Nein, George Reeves ist nicht der Vater, oder der Großvater, oder der Onkel von Christopher Reeve. Zwei Supermänner der gleichen Sparte in einer Familie wäre auch ein bisschen zu viel. In den Vereinigten Staaten war George Reeves der Held der ersten Stunde. Nicht wie Adolf Hennecke, eher wie Lothar Hartmann. Lothar Hartmann war der erste Programmdirektor des (Ersten) Deutschen Fernsehens, umgangssprachlich ARD, und zwar von 1952 bis 1973. Am 25. Dezember 1952 nahm Lothar Hartmann mit dem Deutschen Fernsehen das Sendeprogramm auf. Lothar Hartmann war sozusagen ein Fernsehheld der ersten Stunde.
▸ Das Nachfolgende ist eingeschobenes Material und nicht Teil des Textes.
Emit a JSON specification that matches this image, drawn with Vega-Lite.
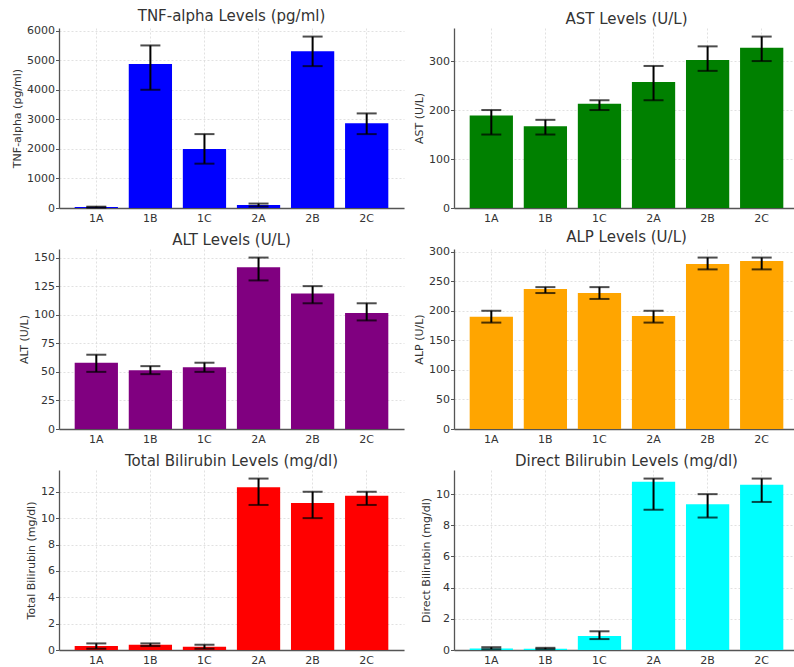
{
  "$schema": "https://vega.github.io/schema/vega-lite/v6.json",
  "padding": {"left": 11, "top": 8, "right": 0, "bottom": 0},
  "background": "white",
  "config": {
    "font": "DejaVu Sans",
    "view": {"stroke": null},
    "axis": {
      "labelFont": "DejaVu Sans", "labelFontSize": 11, "labelColor": "#333333",
      "titleFont": "DejaVu Sans", "titleFontSize": 11, "titleColor": "#333333", "titleFontWeight": "normal",
      "domainColor": "#555555", "domainWidth": 1.3,
      "tickColor": "#555555", "tickSize": 3.5, "tickWidth": 1,
      "gridColor": "#d9d9d9", "gridDash": [2, 2], "gridWidth": 0.8,
      "labelPadding": 1
    },
    "axisX": {"ticks": false, "labelPadding": 4},
    "title": {"font": "DejaVu Sans", "fontSize": 15, "fontWeight": "normal", "color": "#333333", "offset": 1}
  },
  "datasets": {
    "d": [
      {"m": "TNF", "g": "1A", "v": 30, "lo": 15, "hi": 45},
      {"m": "TNF", "g": "1B", "v": 4870, "lo": 4000, "hi": 5500},
      {"m": "TNF", "g": "1C", "v": 2000, "lo": 1500, "hi": 2500},
      {"m": "TNF", "g": "2A", "v": 100, "lo": 50, "hi": 150},
      {"m": "TNF", "g": "2B", "v": 5300, "lo": 4800, "hi": 5800},
      {"m": "TNF", "g": "2C", "v": 2870, "lo": 2500, "hi": 3200},
      {"m": "AST", "g": "1A", "v": 189, "lo": 150, "hi": 200},
      {"m": "AST", "g": "1B", "v": 167, "lo": 150, "hi": 180},
      {"m": "AST", "g": "1C", "v": 213, "lo": 200, "hi": 220},
      {"m": "AST", "g": "2A", "v": 257, "lo": 220, "hi": 290},
      {"m": "AST", "g": "2B", "v": 302, "lo": 280, "hi": 330},
      {"m": "AST", "g": "2C", "v": 327, "lo": 300, "hi": 350},
      {"m": "ALT", "g": "1A", "v": 58, "lo": 50, "hi": 65},
      {"m": "ALT", "g": "1B", "v": 51.5, "lo": 48, "hi": 55},
      {"m": "ALT", "g": "1C", "v": 54, "lo": 50, "hi": 58},
      {"m": "ALT", "g": "2A", "v": 141.5, "lo": 130, "hi": 150},
      {"m": "ALT", "g": "2B", "v": 118.5, "lo": 110, "hi": 125},
      {"m": "ALT", "g": "2C", "v": 101.5, "lo": 95, "hi": 110},
      {"m": "ALP", "g": "1A", "v": 190, "lo": 180, "hi": 200},
      {"m": "ALP", "g": "1B", "v": 237, "lo": 230, "hi": 240},
      {"m": "ALP", "g": "1C", "v": 230, "lo": 220, "hi": 240},
      {"m": "ALP", "g": "2A", "v": 191, "lo": 180, "hi": 200},
      {"m": "ALP", "g": "2B", "v": 279, "lo": 270, "hi": 290},
      {"m": "ALP", "g": "2C", "v": 284, "lo": 270, "hi": 290},
      {"m": "TB", "g": "1A", "v": 0.3, "lo": 0.1, "hi": 0.5},
      {"m": "TB", "g": "1B", "v": 0.4, "lo": 0.3, "hi": 0.5},
      {"m": "TB", "g": "1C", "v": 0.25, "lo": 0.1, "hi": 0.4},
      {"m": "TB", "g": "2A", "v": 12.35, "lo": 11, "hi": 13},
      {"m": "TB", "g": "2B", "v": 11.15, "lo": 10, "hi": 12},
      {"m": "TB", "g": "2C", "v": 11.7, "lo": 11, "hi": 12},
      {"m": "DB", "g": "1A", "v": 0.1, "lo": 0.05, "hi": 0.18},
      {"m": "DB", "g": "1B", "v": 0.08, "lo": 0.05, "hi": 0.14},
      {"m": "DB", "g": "1C", "v": 0.9, "lo": 0.7, "hi": 1.2},
      {"m": "DB", "g": "2A", "v": 10.8, "lo": 9, "hi": 11},
      {"m": "DB", "g": "2B", "v": 9.35, "lo": 8.5, "hi": 10},
      {"m": "DB", "g": "2C", "v": 10.6, "lo": 9.5, "hi": 11}
    ]
  },
  "data": {"name": "d"},
  "columns": 2,
  "bounds": "flush",
  "spacing": {"row": 41, "column": 50},
  "concat": [
    {
      "width": 345, "height": 180,
      "title": "TNF-alpha Levels (pg/ml)",
      "transform": [{"filter": "datum.m == 'TNF'"}],
      "encoding": {"x": {"field": "g", "type": "nominal", "sort": null, "scale": {"paddingInner": 0.2, "paddingOuter": 0.29}, "axis": {"title": null, "labelAngle": 0, "bandPosition": 0.5, "grid": true}}},
      "layer": [
        {"mark": {"type": "bar", "color": "#0000ff"}, "encoding": {"y": {"field": "v", "type": "quantitative", "title": "TNF-alpha (pg/ml)", "scale": {"domain": [0, 6090], "nice": false}, "axis": {"values": [0, 1000, 2000, 3000, 4000, 5000, 6000], "format": "d", "grid": true}}}},
        {"mark": {"type": "rule", "color": "black", "strokeWidth": 2}, "encoding": {"y": {"field": "lo", "type": "quantitative", "title": "TNF-alpha (pg/ml)", "scale": {"domain": [0, 6090], "nice": false}, "axis": {"values": [0, 1000, 2000, 3000, 4000, 5000, 6000], "format": "d", "grid": true}}, "y2": {"field": "hi"}}},
        {"mark": {"type": "tick", "color": "black", "thickness": 2, "size": 20}, "encoding": {"y": {"field": "lo", "type": "quantitative", "title": "TNF-alpha (pg/ml)", "scale": {"domain": [0, 6090], "nice": false}, "axis": {"values": [0, 1000, 2000, 3000, 4000, 5000, 6000], "format": "d", "grid": true}}}},
        {"mark": {"type": "tick", "color": "black", "thickness": 2, "size": 20}, "encoding": {"y": {"field": "hi", "type": "quantitative", "title": "TNF-alpha (pg/ml)", "scale": {"domain": [0, 6090], "nice": false}, "axis": {"values": [0, 1000, 2000, 3000, 4000, 5000, 6000], "format": "d", "grid": true}}}}
      ]
    },
    {
      "width": 345, "height": 180,
      "title": "AST Levels (U/L)",
      "transform": [{"filter": "datum.m == 'AST'"}],
      "encoding": {"x": {"field": "g", "type": "nominal", "sort": null, "scale": {"paddingInner": 0.2, "paddingOuter": 0.29}, "axis": {"title": null, "labelAngle": 0, "bandPosition": 0.5, "grid": true}}},
      "layer": [
        {"mark": {"type": "bar", "color": "#008000"}, "encoding": {"y": {"field": "v", "type": "quantitative", "title": "AST (U/L)", "scale": {"domain": [0, 367.5], "nice": false}, "axis": {"values": [0, 100, 200, 300], "grid": true}}}},
        {"mark": {"type": "rule", "color": "black", "strokeWidth": 2}, "encoding": {"y": {"field": "lo", "type": "quantitative", "title": "AST (U/L)", "scale": {"domain": [0, 367.5], "nice": false}, "axis": {"values": [0, 100, 200, 300], "grid": true}}, "y2": {"field": "hi"}}},
        {"mark": {"type": "tick", "color": "black", "thickness": 2, "size": 20}, "encoding": {"y": {"field": "lo", "type": "quantitative", "title": "AST (U/L)", "scale": {"domain": [0, 367.5], "nice": false}, "axis": {"values": [0, 100, 200, 300], "grid": true}}}},
        {"mark": {"type": "tick", "color": "black", "thickness": 2, "size": 20}, "encoding": {"y": {"field": "hi", "type": "quantitative", "title": "AST (U/L)", "scale": {"domain": [0, 367.5], "nice": false}, "axis": {"values": [0, 100, 200, 300], "grid": true}}}}
      ]
    },
    {
      "width": 345, "height": 180,
      "title": "ALT Levels (U/L)",
      "transform": [{"filter": "datum.m == 'ALT'"}],
      "encoding": {"x": {"field": "g", "type": "nominal", "sort": null, "scale": {"paddingInner": 0.2, "paddingOuter": 0.29}, "axis": {"title": null, "labelAngle": 0, "bandPosition": 0.5, "grid": true}}},
      "layer": [
        {"mark": {"type": "bar", "color": "#800080"}, "encoding": {"y": {"field": "v", "type": "quantitative", "title": "ALT (U/L)", "scale": {"domain": [0, 157.5], "nice": false}, "axis": {"values": [0, 25, 50, 75, 100, 125, 150], "grid": true}}}},
        {"mark": {"type": "rule", "color": "black", "strokeWidth": 2}, "encoding": {"y": {"field": "lo", "type": "quantitative", "title": "ALT (U/L)", "scale": {"domain": [0, 157.5], "nice": false}, "axis": {"values": [0, 25, 50, 75, 100, 125, 150], "grid": true}}, "y2": {"field": "hi"}}},
        {"mark": {"type": "tick", "color": "black", "thickness": 2, "size": 20}, "encoding": {"y": {"field": "lo", "type": "quantitative", "title": "ALT (U/L)", "scale": {"domain": [0, 157.5], "nice": false}, "axis": {"values": [0, 25, 50, 75, 100, 125, 150], "grid": true}}}},
        {"mark": {"type": "tick", "color": "black", "thickness": 2, "size": 20}, "encoding": {"y": {"field": "hi", "type": "quantitative", "title": "ALT (U/L)", "scale": {"domain": [0, 157.5], "nice": false}, "axis": {"values": [0, 25, 50, 75, 100, 125, 150], "grid": true}}}}
      ]
    },
    {
      "width": 345, "height": 180,
      "title": "ALP Levels (U/L)",
      "transform": [{"filter": "datum.m == 'ALP'"}],
      "encoding": {"x": {"field": "g", "type": "nominal", "sort": null, "scale": {"paddingInner": 0.2, "paddingOuter": 0.29}, "axis": {"title": null, "labelAngle": 0, "bandPosition": 0.5, "grid": true}}},
      "layer": [
        {"mark": {"type": "bar", "color": "#ffa500"}, "encoding": {"y": {"field": "v", "type": "quantitative", "title": "ALP (U/L)", "scale": {"domain": [0, 304.5], "nice": false}, "axis": {"values": [0, 50, 100, 150, 200, 250, 300], "grid": true}}}},
        {"mark": {"type": "rule", "color": "black", "strokeWidth": 2}, "encoding": {"y": {"field": "lo", "type": "quantitative", "title": "ALP (U/L)", "scale": {"domain": [0, 304.5], "nice": false}, "axis": {"values": [0, 50, 100, 150, 200, 250, 300], "grid": true}}, "y2": {"field": "hi"}}},
        {"mark": {"type": "tick", "color": "black", "thickness": 2, "size": 20}, "encoding": {"y": {"field": "lo", "type": "quantitative", "title": "ALP (U/L)", "scale": {"domain": [0, 304.5], "nice": false}, "axis": {"values": [0, 50, 100, 150, 200, 250, 300], "grid": true}}}},
        {"mark": {"type": "tick", "color": "black", "thickness": 2, "size": 20}, "encoding": {"y": {"field": "hi", "type": "quantitative", "title": "ALP (U/L)", "scale": {"domain": [0, 304.5], "nice": false}, "axis": {"values": [0, 50, 100, 150, 200, 250, 300], "grid": true}}}}
      ]
    },
    {
      "width": 345, "height": 180,
      "title": "Total Bilirubin Levels (mg/dl)",
      "transform": [{"filter": "datum.m == 'TB'"}],
      "encoding": {"x": {"field": "g", "type": "nominal", "sort": null, "scale": {"paddingInner": 0.2, "paddingOuter": 0.29}, "axis": {"title": null, "labelAngle": 0, "bandPosition": 0.5, "grid": true}}},
      "layer": [
        {"mark": {"type": "bar", "color": "#ff0000"}, "encoding": {"y": {"field": "v", "type": "quantitative", "title": "Total Bilirubin (mg/dl)", "scale": {"domain": [0, 13.65], "nice": false}, "axis": {"values": [0, 2, 4, 6, 8, 10, 12], "grid": true}}}},
        {"mark": {"type": "rule", "color": "black", "strokeWidth": 2}, "encoding": {"y": {"field": "lo", "type": "quantitative", "title": "Total Bilirubin (mg/dl)", "scale": {"domain": [0, 13.65], "nice": false}, "axis": {"values": [0, 2, 4, 6, 8, 10, 12], "grid": true}}, "y2": {"field": "hi"}}},
        {"mark": {"type": "tick", "color": "black", "thickness": 2, "size": 20}, "encoding": {"y": {"field": "lo", "type": "quantitative", "title": "Total Bilirubin (mg/dl)", "scale": {"domain": [0, 13.65], "nice": false}, "axis": {"values": [0, 2, 4, 6, 8, 10, 12], "grid": true}}}},
        {"mark": {"type": "tick", "color": "black", "thickness": 2, "size": 20}, "encoding": {"y": {"field": "hi", "type": "quantitative", "title": "Total Bilirubin (mg/dl)", "scale": {"domain": [0, 13.65], "nice": false}, "axis": {"values": [0, 2, 4, 6, 8, 10, 12], "grid": true}}}}
      ]
    },
    {
      "width": 345, "height": 180,
      "title": "Direct Bilirubin Levels (mg/dl)",
      "transform": [{"filter": "datum.m == 'DB'"}],
      "encoding": {"x": {"field": "g", "type": "nominal", "sort": null, "scale": {"paddingInner": 0.2, "paddingOuter": 0.29}, "axis": {"title": null, "labelAngle": 0, "bandPosition": 0.5, "grid": true}}},
      "layer": [
        {"mark": {"type": "bar", "color": "#00ffff"}, "encoding": {"y": {"field": "v", "type": "quantitative", "title": "Direct Bilirubin (mg/dl)", "scale": {"domain": [0, 11.55], "nice": false}, "axis": {"values": [0, 2, 4, 6, 8, 10], "grid": true}}}},
        {"mark": {"type": "rule", "color": "black", "strokeWidth": 2}, "encoding": {"y": {"field": "lo", "type": "quantitative", "title": "Direct Bilirubin (mg/dl)", "scale": {"domain": [0, 11.55], "nice": false}, "axis": {"values": [0, 2, 4, 6, 8, 10], "grid": true}}, "y2": {"field": "hi"}}},
        {"mark": {"type": "tick", "color": "black", "thickness": 2, "size": 20}, "encoding": {"y": {"field": "lo", "type": "quantitative", "title": "Direct Bilirubin (mg/dl)", "scale": {"domain": [0, 11.55], "nice": false}, "axis": {"values": [0, 2, 4, 6, 8, 10], "grid": true}}}},
        {"mark": {"type": "tick", "color": "black", "thickness": 2, "size": 20}, "encoding": {"y": {"field": "hi", "type": "quantitative", "title": "Direct Bilirubin (mg/dl)", "scale": {"domain": [0, 11.55], "nice": false}, "axis": {"values": [0, 2, 4, 6, 8, 10], "grid": true}}}}
      ]
    }
  ]
}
Wäre er auf tragische Weise ums Leben gekommen, beispielsweise durch einen Pistolenschuss in den Kopf, würde es sich bestimmt lohnen, seinem Leben einen Denkmal zu setzen und ihn mittels eines Kinofilms als Held der ersten Stunde des Fernsehens, als Hebamme der bürgerlichen Unterhaltung zu ehren.

Hollywood erzählt uns eine wahre Geschichte: George Reeves war der erste Superman. Zumindest der erste von Bedeutung. Kirk Alyn, der zuvor für kürzere Episodenfilme in die „Clark-Kent-Superman“-Rolle schlüpfte, war schnell vergessen. Der erste elektronisch medial verbreitete Superman war eine Radiogestalt, später Zeichentrickfigur. In den ersten Stunden des Fernsehens gab Reeves der amerikanischen Bevölkerung, die sich regelmäßig zur „Kellogs“-gesponserten Flugstunde in blau-rot vor den Fernsehgeräten versammelte, den amerikanischen Traum zurück: Superman! Symbol der amerikanischen Freiheit, Bollwerk gegen Kommunismus, Diebstahl und andere Verbrechen an der Menschheit! Superman ist Propaganda. Er beschützt das schwache Weltimperium USA vor den radioaktiven Wellen der bolschewistischen Weltrevolution und ist lieb zu Kindern. Er raucht nicht, ist immun gegen Inflation und Börsencrash. Die Gewehrkugeln aus Nazimaschinenpistolen prallen einfach an ihm ab. Der Superman der 1950er Jahre ist das personifizierte Traumbild Amerikas von sich selbst. George Reeves ist – an airplane, a bird? No! – Superman.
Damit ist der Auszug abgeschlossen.